Compoundin­g all of this, says Wright, is the fact that oysters like to grow on other oysters and when that happens, the bigger one can’t be collected.

“Their main settlement is on the back of other oysters,” says Wright. “It’s like The Partridge Family. Little babies all over the place. From a fisheries perspectiv­e, it’s then illegal to take the bigger one. It’s a good problem to have but from a commercial harvest, it’s quite difficult.”

And all of this, before you factor in Foveaux Strait. It’s rough out there. Wright reckons an average tide will carry you at four knots an hour, before you even switch on the engine. He recalls a few years back, one Auckland chef made the trip south to bring back the first day’s harvest.

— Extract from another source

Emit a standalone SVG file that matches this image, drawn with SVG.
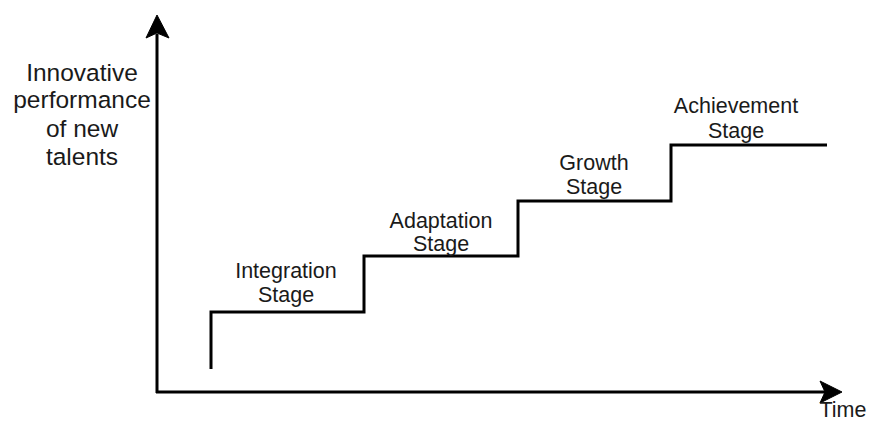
<svg xmlns="http://www.w3.org/2000/svg" width="871" height="422" viewBox="0 0 871 422">
<style>
.ln{fill:none;stroke:#000;stroke-width:3}
.ah{fill:#000;stroke:#000;stroke-width:1}
text{font-family:"Liberation Sans",Arial,sans-serif;fill:#1a1a1a;text-anchor:middle}
.ax{font-size:24.5px}
.st{font-size:21.5px}
</style>
<rect width="871" height="422" fill="#fff"/>
<g id="connectors">
<line class="ln" x1="157" y1="393" x2="157" y2="34"/>
<polygon class="ah" points="157,15 146,38 157,33 169,38"/>
<line class="ln" x1="156" y1="392" x2="826" y2="392"/>
<polygon class="ah" points="842,392 820,381 825,392 820,403"/>
<path id="steps" class="ln" d="M211,369 V312 H364 V256 H518 V201 H671 V145 H827"/>
</g>
<g id="y-label"><text class="ax" x="82" y="81">Innovative</text><text class="ax" x="82" y="108">performance</text><text class="ax" x="82" y="137">of new</text><text class="ax" x="82" y="165">talents</text></g>
<g id="x-label"><text class="st" x="843" y="417">Time</text></g>
<g id="integration"><text class="st" x="286" y="278">Integration</text><text class="st" x="286" y="302">Stage</text></g>
<g id="adaptation"><text class="st" x="441" y="228">Adaptation</text><text class="st" x="441" y="251">Stage</text></g>
<g id="growth"><text class="st" x="594" y="170">Growth</text><text class="st" x="594" y="194">Stage</text></g>
<g id="achievement"><text class="st" x="736" y="113">Achievement</text><text class="st" x="736" y="138">Stage</text></g>
</svg>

He went out on the boat at midnight. There were plans to have a feed onboard.

“He came back about 11 and I’ve never seen a bloke look so green in all my life ... I don’t think he got out of his bunk.”

Wright cannot explain the allure of the oyster. “I don’t think as an industry we’ve done anything clever from a marketing perspectiv­e. But people will walk over hot bricks to get the jolly things. You either love ’em or hate ’em.”